Review: Vampires, Ghostfinders, & Meikle
William Meikle’s been a good friend of mine for the past decade. Kindred spirits, Willie’s a prolific storyteller, melding a fascination with the best of pulp fiction with a modern sensibility and a keen eye for advancing genre fiction. A perfect example of this is found in his startling vampire thriller Eldren: The Book of the Dark. This is a novel that strips away the modern trend of the vampire romantic, delivering beasties with real bite. Willie deftly controls the pace of the tale, amplifying the tension and injecting some truly frightening imagery. What really makes Eldren sing are the characters, all too painfully real you see. These are real people facing down a fantastical supernatural menace and that’s what gets you. It’s real. It’s dirty. And, by the gods, it’s bloody. No sparkles. No erotic fantasies. No aristocratic seductiveness. This is a horror story with all the messy bits intact. As it should be.

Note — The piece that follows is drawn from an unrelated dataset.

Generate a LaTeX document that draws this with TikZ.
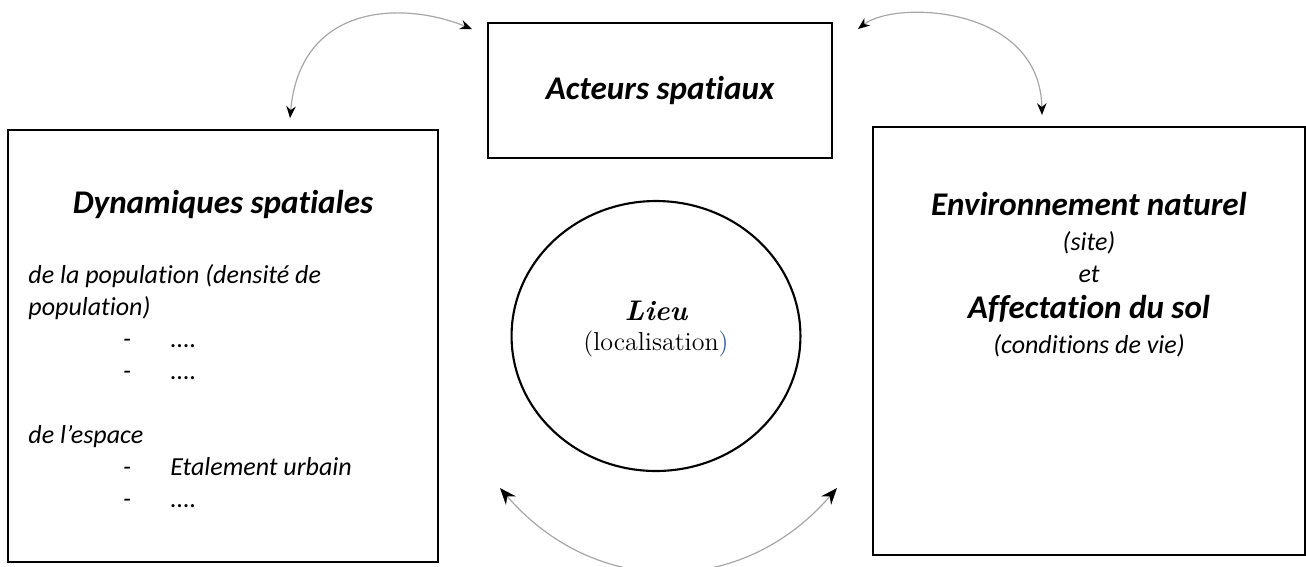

I also took Willie’s Carnacki: Heaven and Hell for a ride and was thrilled beyond measure. Occult detectives are my bead and butter and Carnacki is one of the greats. Through this author’s devotion and craftsman’s eye, William Hope Hogdson’s creation lives and breathes again. Meikle captures the tone of Hogdson’s Carnacki tales perfectly and infuses them with an atmosphere all his own. These are stories meant to be read by a warm fire, with a pipe of exotic tobacco and a sifter of brandy on hand. I cannot recommend them highly enough.